#### Exercise aim:
Pictures do not belong in the copy. Write out exactly the lines from the one containing "Convert this diagram to SVG code." through the end of the data.
** begin **
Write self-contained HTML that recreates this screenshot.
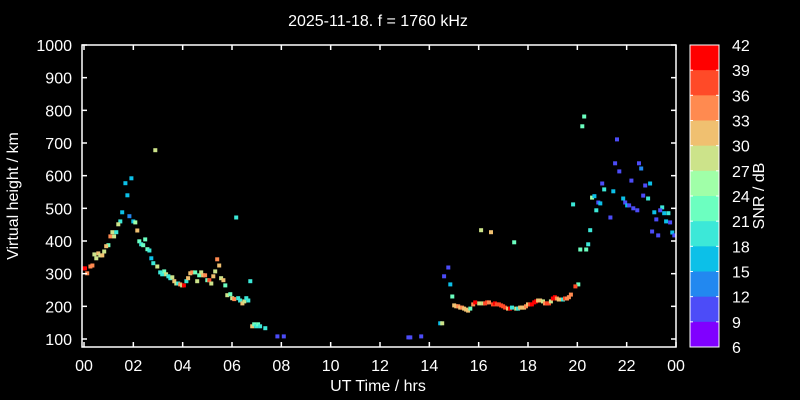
<!DOCTYPE html>
<html><head><meta charset="utf-8"><style>
html,body{margin:0;padding:0;background:#000;width:800px;height:400px;overflow:hidden}
svg text{font-family:"Liberation Sans",sans-serif;fill:#fff}
</style></head><body>
<svg id="chart" width="800" height="400" xmlns="http://www.w3.org/2000/svg">
<rect width="800" height="400" fill="#000"/>
<text x="378" y="26" font-size="16" text-anchor="middle">2025-11-18. f = 1760 kHz</text>
<text x="378" y="391" font-size="16" text-anchor="middle">UT Time / hrs</text>
<text transform="translate(18,196) rotate(-90)" font-size="16" text-anchor="middle">Virtual height / km</text>
<text transform="translate(764,196) rotate(-90)" font-size="16" text-anchor="middle">SNR / dB</text>
<g id="marks"></g>
<g id="axes"></g>
<g id="cbar"></g>
</svg>
<script>
const xTickLabels=["00","02","04","06","08","10","12","14","16","18","20","22","00"];
const yTickValues=[100,200,300,400,500,600,700,800,900,1000];
const cbarLabels=[42,39,36,33,30,27,24,21,18,15,12,9,6];
const bandColors=["#ff0000","#ff4a28","#ff8a50","#f0c070","#cce38a","#a0ffa8","#6cffc0","#3ce8d8","#0cc0e8","#2288f0","#4c4cf8","#8000ff"];
const times=[2.89,1.92,1.68,1.76,1.55,1.84,2.0,2.08,1.47,1.39,1.15,1.31,1.07,1.22,0.99,0.90,0.82,0.42,0.58,0.66,0.74,0.50,0.04,0.0,0.26,0.34,0.13,2.16,2.24,2.48,2.32,2.40,2.57,2.65,2.73,2.81,2.97,3.09,3.17,3.25,3.33,3.42,3.50,3.58,3.66,3.74,3.82,3.90,3.98,4.05,4.15,4.22,4.31,4.39,4.51,4.59,4.67,4.75,4.83,4.91,5.0,5.08,5.16,5.24,5.32,5.40,5.48,5.56,5.65,5.73,5.81,5.93,6.01,6.09,6.17,6.25,6.33,6.42,6.50,6.58,6.66,6.74,6.82,6.90,6.98,7.06,7.14,7.35,7.84,8.1,
16.1,16.5,17.44,20.52,20.44,20.12,20.36,14.77,14.60,14.85,14.93,14.44,14.52,13.15,13.23,13.67,20.04,19.92,
15.01,15.09,15.17,15.25,15.33,15.41,15.49,15.57,15.66,15.78,15.86,16.02,16.18,16.26,16.34,16.42,16.58,16.66,16.74,16.82,16.91,16.99,17.07,17.19,17.27,17.35,17.52,17.60,17.68,17.76,17.84,17.92,18.0,18.08,18.16,18.25,18.33,18.41,18.49,18.61,18.69,18.77,18.85,18.93,19.01,19.09,19.17,19.25,19.34,19.42,19.50,19.58,19.66,19.74,
20.28,20.20,21.61,21.53,22.50,21.70,22.59,22.19,21.01,21.09,21.46,22.95,22.75,22.67,22.87,20.60,20.69,21.86,20.85,20.93,21.94,22.02,22.10,19.83,20.77,22.27,22.43,21.34,23.44,23.36,23.12,23.52,23.69,23.20,23.60,23.76,23.03,23.28,23.85,23.93];
const heights=[678,592,577,540,488,476,460,457,460,451,427,427,414,414,387,384,368,359,362,356,356,347,316,316,322,325,301,432,399,405,390,387,375,371,347,332,322,304,298,307,298,292,286,289,277,270,270,267,264,264,277,286,301,304,304,277,295,304,295,295,280,280,270,292,307,344,325,286,280,264,234,237,225,222,472,225,218,209,215,225,218,277,139,145,139,145,139,133,108,108,
433,427,396,433,390,374,374,319,292,267,230,148,148,105,105,108,267,261,
203,200,200,196,196,193,190,187,193,206,212,209,209,209,212,212,206,209,206,206,203,200,196,193,193,196,193,193,196,196,196,200,206,206,206,212,215,218,218,215,209,209,209,215,224,228,224,221,221,221,224,224,228,236,
781,751,711,638,638,613,622,585,576,558,552,576,570,539,530,533,537,530,518,515,518,509,509,512,494,500,494,472,503,494,488,485,485,466,460,457,429,417,426,417];
const snrs=[28,16,16,16,16,13,16,26,21,28,28,21,35,28,24,33,28,28,33,28,33,28,40,40,36,36,36,33,24,24,21,24,24,21,18,21,28,21,21,24,28,21,21,28,33,28,21,35,30,40,21,33,33,36,24,28,24,28,33,36,24,38,28,33,28,36,33,28,33,24,28,24,28,36,20,21,21,33,28,21,21,20,33,24,21,24,21,20,10,12,
28,33,24,20,20,24,24,12,10,16,24,16,28,10,10,12,24,38,
33,33,36,33,36,33,33,33,24,36,40,28,28,38,38,36,38,40,38,38,38,38,38,33,40,21,28,21,33,33,33,36,33,38,40,40,40,33,33,28,36,38,38,28,40,40,36,33,33,21,38,36,36,36,
24,24,12,10,10,12,15,10,12,20,16,16,12,12,21,27,16,16,12,16,12,16,10,20,20,12,10,10,20,10,16,16,21,12,16,12,10,10,16,12];
const NS="http://www.w3.org/2000/svg";
const X0=84,X1=676,PL=82,PR=676,PT=45,PB=347;
function xS(t){return X0+t*(X1-X0)/24;}
function yS(h){return 339-(h-100)*294/900;}
function col(s){let i=Math.floor((42-s)/3);if(s>=39)i=0;i=Math.max(0,Math.min(11,i));return bandColors[i];}
function mk(tag,a){const e=document.createElementNS(NS,tag);for(const k in a)e.setAttribute(k,a[k]);return e;}
const marks=document.getElementById('marks');
for(let i=0;i<times.length;i++){
  const r=mk('rect',{x:(xS(times[i])-2).toFixed(1),y:(yS(heights[i])-2).toFixed(1),width:4,height:4,fill:col(snrs[i])});
  
  
  marks.appendChild(r);
}
const ax=document.getElementById('axes');
const frame=mk('rect',{x:PL,y:PT,width:PR-PL,height:PB-PT,fill:'none',stroke:'#fff','stroke-width':1.5});


ax.appendChild(frame);
xTickLabels.forEach((l,i)=>{const x=xS(i*2);
  ax.appendChild(mk('line',{x1:x,x2:x,y1:PB,y2:PB-5,stroke:'#fff','stroke-width':1.5}));
  ax.appendChild(mk('line',{x1:x,x2:x,y1:PT,y2:PT+5,stroke:'#fff','stroke-width':1.5}));
  const t=mk('text',{x:x,y:371,'font-size':16,'text-anchor':'middle'});t.textContent=l;
  
  
  ax.appendChild(t);});
yTickValues.forEach(v=>{const y=yS(v);
  ax.appendChild(mk('line',{x1:PL,x2:PL+5,y1:y,y2:y,stroke:'#fff','stroke-width':1.5}));
  ax.appendChild(mk('line',{x1:PR,x2:PR-5,y1:y,y2:y,stroke:'#fff','stroke-width':1.5}));
  const t=mk('text',{x:72,y:y+6,'font-size':16,'text-anchor':'end'});t.textContent=v;
  
  
  ax.appendChild(t);});
const cb=document.getElementById('cbar');
const CT=45,CB=347,CX=690,CW=29,bh=(CB-CT)/12;
bandColors.forEach((c,i)=>{const r=mk('rect',{x:CX,y:CT+i*bh,width:CW,height:bh+0.5,fill:c});
  
  
  cb.appendChild(r);});
cb.appendChild(mk('rect',{x:CX,y:CT,width:CW,height:CB-CT,fill:'none',stroke:'#fff','stroke-width':1}));
cbarLabels.forEach((l,i)=>{const y=CT+i*bh;
  cb.appendChild(mk('line',{x1:CX,x2:CX+3,y1:y,y2:y,stroke:'#fff'}));
  cb.appendChild(mk('line',{x1:CX+CW,x2:CX+CW-3,y1:y,y2:y,stroke:'#fff'}));
  const t=mk('text',{x:732,y:y+6,'font-size':16});t.textContent=l;
  
  
  cb.appendChild(t);});
</script>
</body></html>
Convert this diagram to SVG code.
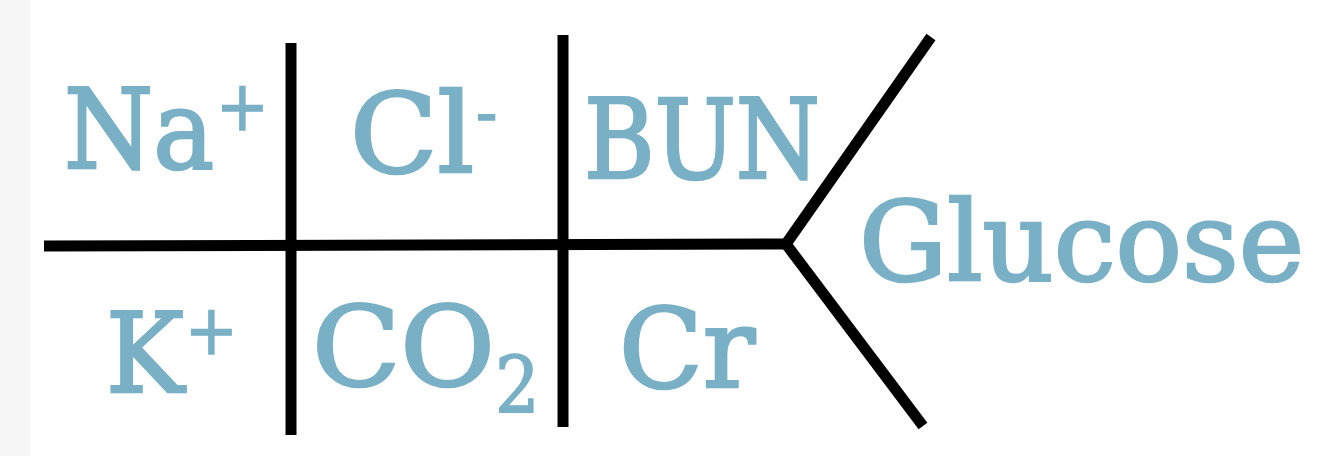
<svg xmlns="http://www.w3.org/2000/svg" width="1318" height="456" viewBox="0 0 1318 456">
<style>
.t{font-family:"DejaVu Serif Condensed","DejaVu Serif",serif;fill:#79b0c5;stroke:#79b0c5;stroke-width:2.5;font-size:110px}
.s{font-family:"DejaVu Serif Condensed","DejaVu Serif",serif;fill:#79b0c5;stroke:#79b0c5;stroke-width:1.5;font-size:70px}
.ln{stroke:#000;stroke-width:11;fill:none;stroke-linecap:butt}
</style>
<rect x="0" y="0" width="1318" height="456" fill="#ffffff"/>
<rect x="0" y="0" width="30" height="456" fill="#f6f6f6"/>
<g id="connectors">
<line class="ln" x1="44" y1="246" x2="786" y2="244"/>
<line class="ln" x1="291" y1="43" x2="291" y2="435"/>
<line class="ln" x1="563" y1="35" x2="563" y2="427"/>
<polyline class="ln" points="931,37 786,244 923,426" stroke-linejoin="miter"/>
</g>
<g id="na"><text class="t" x="64" y="168" textLength="150" lengthAdjust="spacingAndGlyphs">Na</text><text class="s" x="216" y="130">+</text></g>
<g id="k"><text class="t" x="106" y="392" textLength="78" lengthAdjust="spacingAndGlyphs">K</text><text class="s" x="185" y="354">+</text></g>
<g id="cl"><text class="t" x="350" y="172" textLength="124" lengthAdjust="spacingAndGlyphs">Cl</text><text class="s" x="476" y="136">-</text></g>
<g id="co2"><text class="t" x="312" y="385" textLength="183" lengthAdjust="spacingAndGlyphs">CO</text><text class="s" x="495" y="413" style="font-size:78px">2</text></g>
<g id="bun"><text class="t" x="584" y="178" textLength="236" lengthAdjust="spacingAndGlyphs">BUN</text></g>
<g id="cr"><text class="t" x="619" y="387" textLength="136" lengthAdjust="spacingAndGlyphs">Cr</text></g>
<g id="glucose"><text class="t" x="859" y="280" textLength="445" lengthAdjust="spacingAndGlyphs">Glucose</text></g>
</svg>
** end **
#### Exercise output:
Convert this diagram to SVG code.
<svg xmlns="http://www.w3.org/2000/svg" width="1318" height="456" viewBox="0 0 1318 456">
<style>
.t{font-family:"DejaVu Serif Condensed","DejaVu Serif",serif;fill:#79b0c5;stroke:#79b0c5;stroke-width:2.5;font-size:110px}
.s{font-family:"DejaVu Serif Condensed","DejaVu Serif",serif;fill:#79b0c5;stroke:#79b0c5;stroke-width:1.5;font-size:70px}
.ln{stroke:#000;stroke-width:11;fill:none;stroke-linecap:butt}
</style>
<rect x="0" y="0" width="1318" height="456" fill="#ffffff"/>
<rect x="0" y="0" width="30" height="456" fill="#f6f6f6"/>
<g id="connectors">
<line class="ln" x1="44" y1="246" x2="786" y2="244"/>
<line class="ln" x1="291" y1="43" x2="291" y2="435"/>
<line class="ln" x1="563" y1="35" x2="563" y2="427"/>
<polyline class="ln" points="931,37 786,244 923,426" stroke-linejoin="miter"/>
</g>
<g id="na"><text class="t" x="64" y="168" textLength="150" lengthAdjust="spacingAndGlyphs">Na</text><text class="s" x="216" y="130">+</text></g>
<g id="k"><text class="t" x="106" y="392" textLength="78" lengthAdjust="spacingAndGlyphs">K</text><text class="s" x="185" y="354">+</text></g>
<g id="cl"><text class="t" x="350" y="172" textLength="124" lengthAdjust="spacingAndGlyphs">Cl</text><text class="s" x="476" y="136">-</text></g>
<g id="co2"><text class="t" x="312" y="385" textLength="183" lengthAdjust="spacingAndGlyphs">CO</text><text class="s" x="495" y="413" style="font-size:78px">2</text></g>
<g id="bun"><text class="t" x="584" y="178" textLength="236" lengthAdjust="spacingAndGlyphs">BUN</text></g>
<g id="cr"><text class="t" x="619" y="387" textLength="136" lengthAdjust="spacingAndGlyphs">Cr</text></g>
<g id="glucose"><text class="t" x="859" y="280" textLength="445" lengthAdjust="spacingAndGlyphs">Glucose</text></g>
</svg>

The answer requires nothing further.